Closed ahangchen closed 6 years ago
How many batchsize and train_iters did you set?
first I try batchsize16 and train_iters 1000, lr 2e-4, get AP=0.397(multi scale) then I adjust to batchsize16 and train_iters 2000, lr 1e-4, get AP=0.558(multi scale), still far away from the result in paper.
I load pretrained model
checkpoint = torch.load(resume_file)
print(checkpoint['epoch'])
then I get 362.
Amazing! I think I need to try for more epoches.

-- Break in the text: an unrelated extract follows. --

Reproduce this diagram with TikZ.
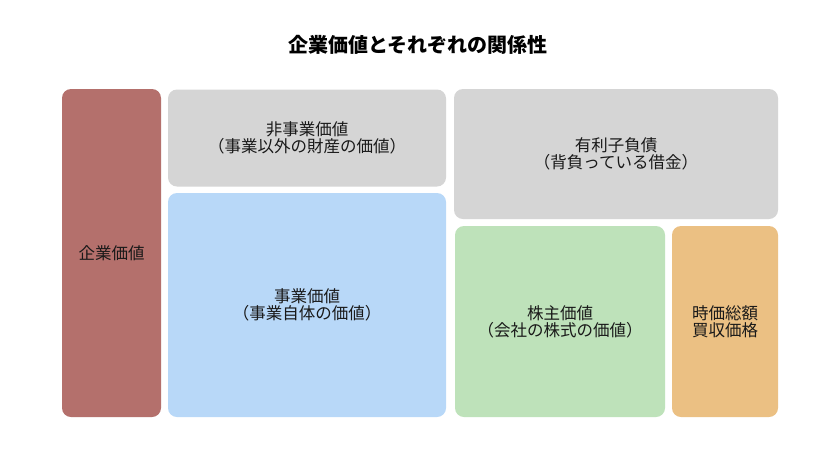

@DouYishun i trained on 4 batchsize, 450 epochs, and got 0.462(single) and 0.561(multi), and i figure out that when epochs grow up, the res will down.maybe batchsize is a big deal, but how can i improve it?

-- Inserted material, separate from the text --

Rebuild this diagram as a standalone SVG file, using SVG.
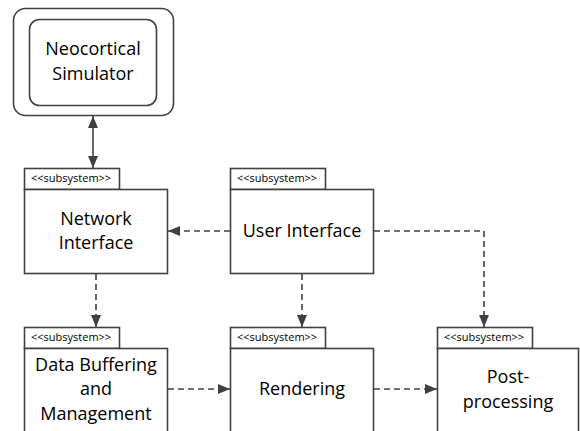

@taojake I'm also struggling with only one GPU.
I believe that when you decrease the batch size, you need to decrease the learning rate and increase iteration numbers.
@ahangchen @taojake
Got confused with train_iters
here. What does 1000 train_iters
mean?
I understand : batchsize * iter_per_epoch = all_samples_number
, but 1000 is far from enough to iterate through the whole dataset.
Please help me.
epoch = train_iters / iter_per_epoch
You can roughly calculate how many times each image is seen considering a uniform distribution from the dataset and calculate accordingly the total number of iters you need with ur own batch size
@DouYishun i trained on 4 batchsize, 450 epochs, and got 0.462(single) and 0.561(multi), and i figure out that when epochs grow up, the res will down.maybe batchsize is a big deal, but how can i improve it? @taojake Did you train it from scratch with input_res 512 and output_res 128? Did you finally reach the AP declared in the paper?
As epoch_num is not specified in the task/pose.py config, we need to specify the epoch num or interrupt the training manually.
I run the model for 60 epoches with this code but got poor results that AP=0.397 in multi scale mode.
How many epoches do you run? Can anyone reach the AP declared in the paper?